Dan Beaulieu | 11-05-2018

I love innovative companies and keeping up with what they are doing. One of the most creative and innovative companies in our industry is HSIO Technologies, founded by entrepreneur and inventor James Rathburn. Based in Maple Grove, Minnesota, this company stays at the cutting edge of the electronics industry’s technology. Leveraging extensive interconnect device knowledge with proven semiconductor fabrication, printed circuit fabrication, and microelectronic assembly processes enables them to quickly develop cost-effective, high-performance interconnect solutions across a wide variety of form factors. I checked in with Jim recently to see what he and his team are up to and learned how they are using liquid crystal polymers and other materials to focus on increasing high-speed and high-density PCBs for uses in all markets.
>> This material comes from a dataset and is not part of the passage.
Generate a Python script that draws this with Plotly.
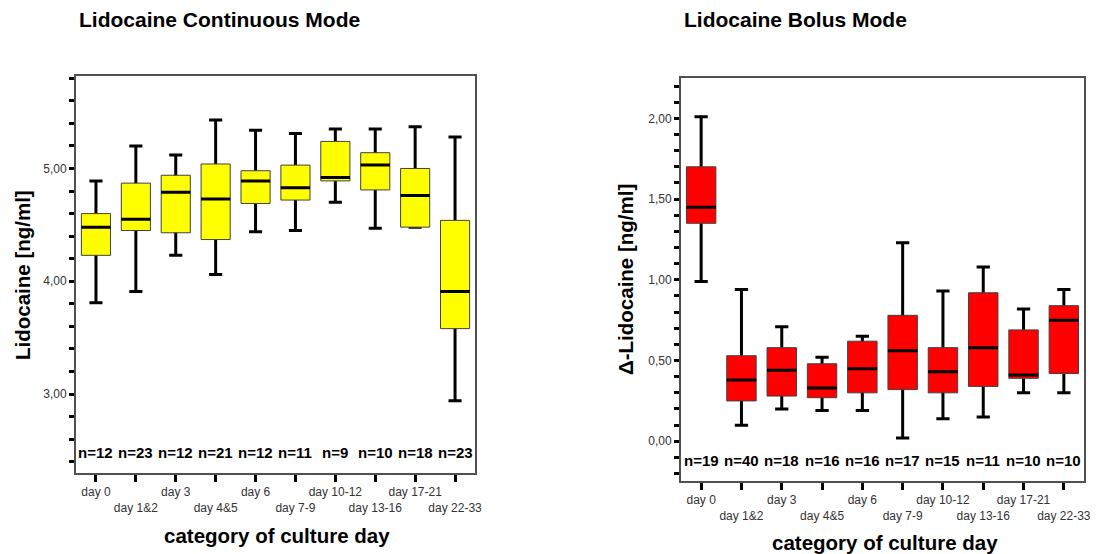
import plotly.graph_objects as go

categories = ["day 0", "day 1&2", "day 3", "day 4&5", "day 6", "day 7-9",
              "day 10-12", "day 13-16", "day 17-21", "day 22-33"]

# continuous mode (ng/ml)
cont_lower = [3.81, 3.91, 4.23, 4.06, 4.44, 4.45, 4.70, 4.47, 4.48, 2.94]
cont_q1 = [4.23, 4.45, 4.43, 4.37, 4.69, 4.72, 4.89, 4.81, 4.48, 3.58]
cont_median = [4.48, 4.55, 4.79, 4.73, 4.89, 4.83, 4.92, 5.03, 4.76, 3.91]
cont_q3 = [4.60, 4.87, 4.94, 5.04, 4.98, 5.03, 5.24, 5.14, 5.00, 4.54]
cont_upper = [4.89, 5.20, 5.12, 5.43, 5.34, 5.31, 5.35, 5.35, 5.37, 5.28]
cont_n = [12, 23, 12, 21, 12, 11, 9, 10, 18, 23]

# bolus mode (delta ng/ml)
bolus_lower = [0.99, 0.10, 0.20, 0.19, 0.19, 0.02, 0.14, 0.15, 0.30, 0.30]
bolus_q1 = [1.35, 0.25, 0.28, 0.27, 0.30, 0.32, 0.30, 0.34, 0.39, 0.42]
bolus_median = [1.45, 0.38, 0.44, 0.33, 0.45, 0.56, 0.43, 0.58, 0.41, 0.75]
bolus_q3 = [1.70, 0.53, 0.58, 0.48, 0.62, 0.78, 0.58, 0.92, 0.69, 0.84]
bolus_upper = [2.01, 0.94, 0.71, 0.52, 0.65, 1.23, 0.93, 1.08, 0.82, 0.94]
bolus_n = [19, 40, 18, 16, 16, 17, 15, 11, 10, 10]

FONT = "Arial, Liberation Sans, sans-serif"
# page body has an 8px margin, so the figure is a bit smaller and shifted
W, H = 1090, 546
OFF = 8
pos = list(range(len(categories)))


def px(x):
    return (x - OFF) / W


def py(y):
    return 1 - (y - OFF) / H


def add_boxes(fig, xa, ya, lower, q1, med, q3, upper, color):
    common = dict(x=pos, xaxis=xa, yaxis=ya, width=0.73, boxpoints=False,
                  showlegend=False, hoverinfo="skip")
    # whiskers
    fig.add_trace(go.Box(q1=med, median=med, q3=med, lowerfence=lower,
                         upperfence=upper, line=dict(color="black", width=3),
                         fillcolor="rgba(0,0,0,0)", whiskerwidth=0.45, **common))
    # boxes
    fig.add_trace(go.Box(q1=q1, median=med, q3=q3, lowerfence=q1, upperfence=q3,
                         line=dict(color="#404040", width=1), fillcolor=color,
                         whiskerwidth=0, **common))
    # median lines
    fig.add_trace(go.Box(q1=med, median=med, q3=med, lowerfence=med, upperfence=med,
                         line=dict(color="black", width=3),
                         fillcolor="rgba(0,0,0,0)", whiskerwidth=0, **common))


fig = go.Figure()
add_boxes(fig, "x", "y", cont_lower, cont_q1, cont_median, cont_q3, cont_upper, "#FFFF00")
add_boxes(fig, "x2", "y2", bolus_lower, bolus_q1, bolus_median, bolus_q3, bolus_upper, "#FF0000")

# staggered tick labels
stagger = [c if i % 2 == 0 else "<br>" + c for i, c in enumerate(categories)]

xcommon = dict(range=[-0.5, 9.5], tickvals=pos, ticktext=stagger, ticks="outside",
               ticklen=7, tickwidth=3, tickcolor="black", showline=True, mirror=True,
               linecolor="#505050", linewidth=2, showgrid=False, zeroline=False,
               tickangle=0, tickfont=dict(size=12, color="#333333", family=FONT),
               automargin=False)

cont_ticks = [round(2.4 + 0.2 * i, 1) for i in range(18)]
bolus_ticks = [round(-0.2 + 0.1 * i, 1) for i in range(25)]


def ylab(v, step):
    return f"{v:.2f}".replace(".", ",") if abs(v / step - round(v / step)) < 1e-6 else ""


ycommon = dict(ticks="outside", ticklen=5, tickwidth=3, tickcolor="black",
               showline=True, mirror=True, linecolor="#505050", linewidth=2,
               showgrid=False, zeroline=False, automargin=False,
               tickfont=dict(size=12, color="#333333", family=FONT))

fig.update_layout(
    width=W, height=H, margin=dict(l=0, r=0, t=0, b=0),
    paper_bgcolor="white", plot_bgcolor="white", boxmode="overlay",
    font=dict(family=FONT, color="black"),
    xaxis=dict(domain=[px(76), px(475)], anchor="y", **xcommon),
    yaxis=dict(domain=[py(473), py(76)], anchor="x", range=[2.3, 5.82],
               tickvals=cont_ticks, ticktext=[ylab(v, 1.0) for v in cont_ticks], **ycommon),
    xaxis2=dict(domain=[px(681), px(1084)], anchor="y2", **xcommon),
    yaxis2=dict(domain=[py(481), py(78)], anchor="x2", range=[-0.246, 2.25],
                tickvals=bolus_ticks, ticktext=[ylab(v, 0.5) for v in bolus_ticks], **ycommon),
)

ann = []
for i, n in enumerate(cont_n):
    ann.append(dict(x=i, y=2.48, xref="x", yref="y", text=f"<b>n={n}</b>",
                    showarrow=False, font=dict(size=15)))
for i, n in enumerate(bolus_n):
    ann.append(dict(x=i, y=-0.116, xref="x2", yref="y2", text=f"<b>n={n}</b>",
                    showarrow=False, font=dict(size=15)))

labels = [
    dict(x=px(77), y=py(19), text="<b>Lidocaine Continuous Mode</b>", xanchor="left",
         font=dict(size=21)),
    dict(x=px(682), y=py(19), text="<b>Lidocaine Bolus Mode</b>", xanchor="left",
         font=dict(size=21)),
    dict(x=px(22), y=py(275), text="<b>Lidocaine [ng/ml]</b>", textangle=-90,
         xanchor="center", font=dict(size=20.5)),
    dict(x=px(625), y=py(280), text="<b>Δ-Lidocaine [ng/ml]</b>", textangle=-90,
         xanchor="center", font=dict(size=20.5)),
    dict(x=px(277), y=py(535), text="<b>category of culture day</b>", xanchor="center",
         font=dict(size=20.5)),
    dict(x=px(885), y=py(542), text="<b>category of culture day</b>", xanchor="center",
         font=dict(size=20.5)),
]
for a in labels:
    a.update(xref="paper", yref="paper", showarrow=False, yanchor="middle")
fig.update_layout(annotations=ann + labels)

fig.write_html("out.html")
Dan Beaulieu: Jim, for the readers who might not be familiar with HSIO, tell us a little bit about it.

James Rathburn: I founded the company in 2010 and launched it with an investment from partners from a previous company called Gryphics Inc., which we sold in 2007. The previous company produced high-performance test sockets for the semiconductor industry. The customer base was reaching a point where the signal integrity of the system PCB and package substrate were defeating the performance of the high-speed sockets. The plan was to create an integrated technology that would include high-speed printed circuits with low-loss connectors, to mate them. We started HSIO by going to our customer base and asking, “If you could have new technology developed, what would that be?” The common theme was that they needed finer lines and spaces. They also said that vias were killing their signals. So, from that came our charter at HSIO which was to come up with a new way to look at fabricating printed circuits with finer lines and spaces and signal integrity as the focus.

Beaulieu: What are some of the ways you are meeting those challenges, with respect to technology at HSIO?

Rathburn: We are in the process of commercializing a printed circuit technology we have developed utilizing liquid crystal polymer technology. The technology is not limited to LCP, and we can utilize conventional materials, but LCP is the focus for high-speed and highdensity. We developed the technology in our Minnesota and Arizona operations and have established a manufacturing relationship with Benchmark Electronics to scale production and support engineering and application development. Benchmark is launching full production with the RF High-Speed Design Center of Innovation, circuit fab, micro-electronics assembly, SMT assembly and test—all within the same process flow, all focused on next generation highspeed and RF technology needs. We are very proud to be part of this effort, which has never been done this way in the EMS industry. We work directly with the Lark RF Technology subsidiary of Benchmark, and Daniel Everitt, Benchmark’s VP and GM of Lark, will be presenting at the upcoming EDICon conference in October.

Beaulieu: Why did you choose to go in this direction?

Rathburn: The original development plan was to create a circuit-plus-socket technology family with tuned performance for the semiconductor test customer. Historically, the chip producer tests the device to make sure it will function properly in the final system. Typically, the signal integrity requirements for test have been much more stringent than actual system use to make sure everything in the system works together. As system performance and complexity has evolved, in many cases it is no longer good enough to test outside of the actual usage model. This development has evolved further to the point where many end systems need to have the performance previously needed only at test. Our technology can provide the best performance in both test and commercial markets. In the end, the purpose of the technology is to provide a new way of designing and fabricating high-performance printed circuits with high-density.